* Task objective
Print exactly the lines from the first one down to the line containing "const meadowPts = [0.431, 0.405, 0.392, 0.396, 0.246, 0.240];", both ends included, with no pictures and nothing else.

* Information provided
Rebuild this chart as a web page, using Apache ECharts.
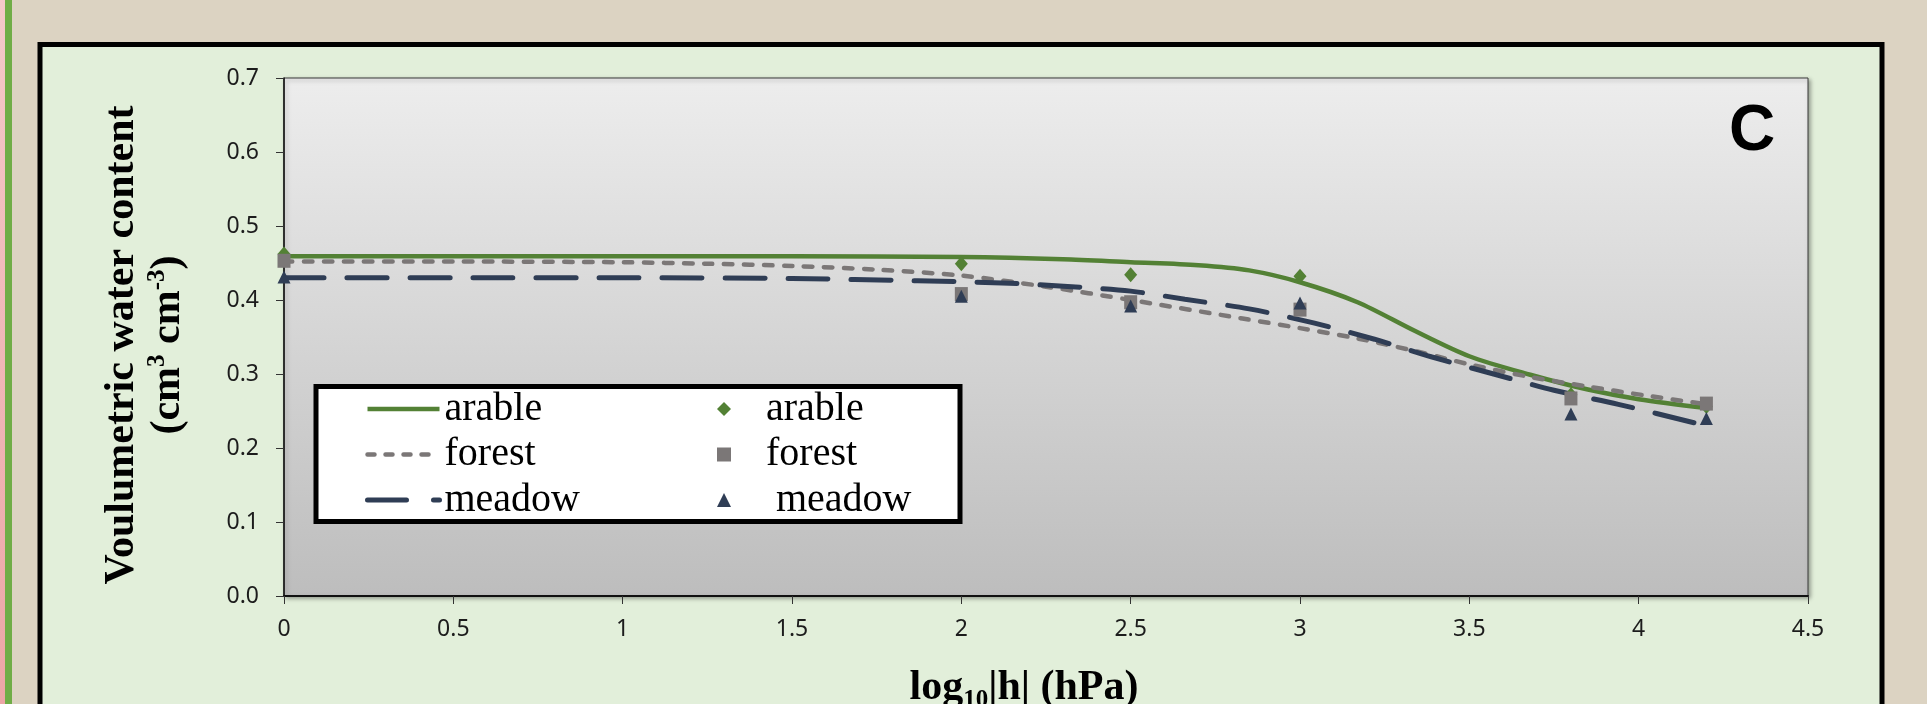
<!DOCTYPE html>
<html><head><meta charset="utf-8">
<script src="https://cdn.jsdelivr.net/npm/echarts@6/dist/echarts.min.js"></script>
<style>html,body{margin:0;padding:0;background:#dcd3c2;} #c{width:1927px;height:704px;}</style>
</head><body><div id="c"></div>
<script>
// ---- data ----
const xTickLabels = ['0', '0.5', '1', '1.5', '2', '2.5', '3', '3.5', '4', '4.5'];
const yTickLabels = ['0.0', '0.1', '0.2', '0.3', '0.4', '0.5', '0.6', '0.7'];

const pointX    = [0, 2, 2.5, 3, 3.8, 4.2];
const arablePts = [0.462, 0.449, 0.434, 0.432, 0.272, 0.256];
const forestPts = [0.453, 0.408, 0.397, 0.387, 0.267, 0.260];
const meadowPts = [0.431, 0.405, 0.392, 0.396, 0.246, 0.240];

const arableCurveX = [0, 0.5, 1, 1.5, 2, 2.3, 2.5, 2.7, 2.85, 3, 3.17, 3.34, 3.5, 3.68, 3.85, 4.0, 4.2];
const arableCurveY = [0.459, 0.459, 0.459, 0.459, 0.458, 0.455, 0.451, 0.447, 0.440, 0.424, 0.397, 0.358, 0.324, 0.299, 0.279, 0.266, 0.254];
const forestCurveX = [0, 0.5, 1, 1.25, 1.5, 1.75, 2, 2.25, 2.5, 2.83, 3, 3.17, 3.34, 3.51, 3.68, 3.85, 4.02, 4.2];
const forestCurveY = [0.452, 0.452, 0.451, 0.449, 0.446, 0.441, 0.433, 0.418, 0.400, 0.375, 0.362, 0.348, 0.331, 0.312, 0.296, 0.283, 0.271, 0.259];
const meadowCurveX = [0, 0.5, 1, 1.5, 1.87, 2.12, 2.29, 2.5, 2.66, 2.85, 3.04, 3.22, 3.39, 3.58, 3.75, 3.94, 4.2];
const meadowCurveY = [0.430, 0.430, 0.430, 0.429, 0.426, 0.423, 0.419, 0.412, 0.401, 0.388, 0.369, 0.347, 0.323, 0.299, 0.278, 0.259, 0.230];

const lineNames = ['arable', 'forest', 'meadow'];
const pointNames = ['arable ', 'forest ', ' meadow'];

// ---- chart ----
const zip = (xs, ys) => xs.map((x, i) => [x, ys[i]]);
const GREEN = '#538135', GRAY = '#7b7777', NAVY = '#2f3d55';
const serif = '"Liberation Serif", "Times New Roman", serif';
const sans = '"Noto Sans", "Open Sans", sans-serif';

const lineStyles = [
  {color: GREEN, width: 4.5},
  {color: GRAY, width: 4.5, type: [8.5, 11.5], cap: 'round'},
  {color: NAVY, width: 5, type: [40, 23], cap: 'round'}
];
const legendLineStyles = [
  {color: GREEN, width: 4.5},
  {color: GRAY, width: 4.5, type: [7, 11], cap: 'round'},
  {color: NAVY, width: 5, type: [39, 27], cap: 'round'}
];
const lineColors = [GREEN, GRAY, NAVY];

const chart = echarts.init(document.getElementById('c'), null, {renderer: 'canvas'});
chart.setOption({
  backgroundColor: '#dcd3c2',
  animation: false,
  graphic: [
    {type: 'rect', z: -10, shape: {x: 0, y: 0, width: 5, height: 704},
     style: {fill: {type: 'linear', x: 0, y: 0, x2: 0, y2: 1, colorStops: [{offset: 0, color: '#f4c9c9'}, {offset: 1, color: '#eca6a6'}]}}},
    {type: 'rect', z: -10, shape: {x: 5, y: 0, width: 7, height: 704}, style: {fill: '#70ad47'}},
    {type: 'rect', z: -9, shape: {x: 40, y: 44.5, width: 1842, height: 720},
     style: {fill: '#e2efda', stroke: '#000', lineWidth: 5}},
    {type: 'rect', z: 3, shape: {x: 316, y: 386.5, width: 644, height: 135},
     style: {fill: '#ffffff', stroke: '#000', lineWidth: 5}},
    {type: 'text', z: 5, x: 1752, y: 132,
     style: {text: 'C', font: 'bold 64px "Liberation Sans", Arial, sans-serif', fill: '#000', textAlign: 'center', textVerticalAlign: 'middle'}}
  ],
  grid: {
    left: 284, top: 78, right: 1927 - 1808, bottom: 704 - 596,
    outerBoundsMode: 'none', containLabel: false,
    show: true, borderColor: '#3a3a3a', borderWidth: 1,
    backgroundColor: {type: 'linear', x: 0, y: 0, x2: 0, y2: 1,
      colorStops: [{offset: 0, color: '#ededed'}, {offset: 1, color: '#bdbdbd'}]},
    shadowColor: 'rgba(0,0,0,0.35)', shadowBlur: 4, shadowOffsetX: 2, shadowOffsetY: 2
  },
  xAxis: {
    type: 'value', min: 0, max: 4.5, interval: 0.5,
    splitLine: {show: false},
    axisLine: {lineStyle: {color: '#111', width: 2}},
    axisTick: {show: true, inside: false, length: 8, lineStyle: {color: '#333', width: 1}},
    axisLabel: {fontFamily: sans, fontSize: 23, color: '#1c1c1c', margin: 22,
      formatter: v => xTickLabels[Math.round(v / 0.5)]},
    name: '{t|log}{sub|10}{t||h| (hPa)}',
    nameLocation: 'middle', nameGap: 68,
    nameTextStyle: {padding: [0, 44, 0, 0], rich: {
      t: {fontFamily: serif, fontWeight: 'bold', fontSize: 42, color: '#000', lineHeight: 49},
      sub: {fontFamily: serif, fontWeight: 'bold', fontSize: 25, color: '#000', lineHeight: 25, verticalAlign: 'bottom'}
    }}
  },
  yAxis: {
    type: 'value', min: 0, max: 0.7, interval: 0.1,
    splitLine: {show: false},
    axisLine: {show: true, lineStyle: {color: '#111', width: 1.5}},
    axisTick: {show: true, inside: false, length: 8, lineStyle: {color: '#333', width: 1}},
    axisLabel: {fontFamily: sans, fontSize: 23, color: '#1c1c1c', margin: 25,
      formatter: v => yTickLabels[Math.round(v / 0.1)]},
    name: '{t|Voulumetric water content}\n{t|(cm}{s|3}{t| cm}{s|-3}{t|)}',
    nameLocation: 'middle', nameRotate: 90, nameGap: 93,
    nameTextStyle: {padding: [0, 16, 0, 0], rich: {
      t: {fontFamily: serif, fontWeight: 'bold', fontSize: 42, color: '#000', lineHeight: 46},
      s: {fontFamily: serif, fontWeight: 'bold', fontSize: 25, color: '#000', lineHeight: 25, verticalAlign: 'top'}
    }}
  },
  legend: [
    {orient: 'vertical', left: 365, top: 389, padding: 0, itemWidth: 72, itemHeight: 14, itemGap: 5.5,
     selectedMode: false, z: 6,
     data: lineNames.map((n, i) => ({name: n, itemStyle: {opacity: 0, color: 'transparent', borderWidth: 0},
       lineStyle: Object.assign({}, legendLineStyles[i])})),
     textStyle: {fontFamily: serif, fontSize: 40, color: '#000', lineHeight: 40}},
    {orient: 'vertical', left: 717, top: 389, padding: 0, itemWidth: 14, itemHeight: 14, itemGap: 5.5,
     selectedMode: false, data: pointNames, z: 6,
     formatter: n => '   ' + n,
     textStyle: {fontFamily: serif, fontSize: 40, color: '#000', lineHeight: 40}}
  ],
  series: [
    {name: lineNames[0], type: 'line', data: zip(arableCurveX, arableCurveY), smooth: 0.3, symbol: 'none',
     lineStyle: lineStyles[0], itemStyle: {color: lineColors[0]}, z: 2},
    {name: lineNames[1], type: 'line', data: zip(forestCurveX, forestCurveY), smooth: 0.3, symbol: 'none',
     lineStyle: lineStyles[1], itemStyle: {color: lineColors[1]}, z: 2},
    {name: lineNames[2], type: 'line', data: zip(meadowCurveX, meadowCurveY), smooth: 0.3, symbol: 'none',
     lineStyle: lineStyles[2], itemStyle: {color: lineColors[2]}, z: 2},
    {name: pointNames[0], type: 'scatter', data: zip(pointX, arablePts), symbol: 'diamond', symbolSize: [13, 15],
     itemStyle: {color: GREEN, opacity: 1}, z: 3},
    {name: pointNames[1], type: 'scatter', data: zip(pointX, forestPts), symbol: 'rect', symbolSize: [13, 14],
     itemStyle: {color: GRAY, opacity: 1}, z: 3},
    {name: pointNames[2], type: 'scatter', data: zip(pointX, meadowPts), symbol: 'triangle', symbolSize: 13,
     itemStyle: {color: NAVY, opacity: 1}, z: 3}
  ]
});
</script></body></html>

* Full output
Rebuild this chart as a web page, using Apache ECharts.
<!DOCTYPE html>
<html><head><meta charset="utf-8">
<script src="https://cdn.jsdelivr.net/npm/echarts@6/dist/echarts.min.js"></script>
<style>html,body{margin:0;padding:0;background:#dcd3c2;} #c{width:1927px;height:704px;}</style>
</head><body><div id="c"></div>
<script>
// ---- data ----
const xTickLabels = ['0', '0.5', '1', '1.5', '2', '2.5', '3', '3.5', '4', '4.5'];
const yTickLabels = ['0.0', '0.1', '0.2', '0.3', '0.4', '0.5', '0.6', '0.7'];

const pointX    = [0, 2, 2.5, 3, 3.8, 4.2];
const arablePts = [0.462, 0.449, 0.434, 0.432, 0.272, 0.256];
const forestPts = [0.453, 0.408, 0.397, 0.387, 0.267, 0.260];
const meadowPts = [0.431, 0.405, 0.392, 0.396, 0.246, 0.240];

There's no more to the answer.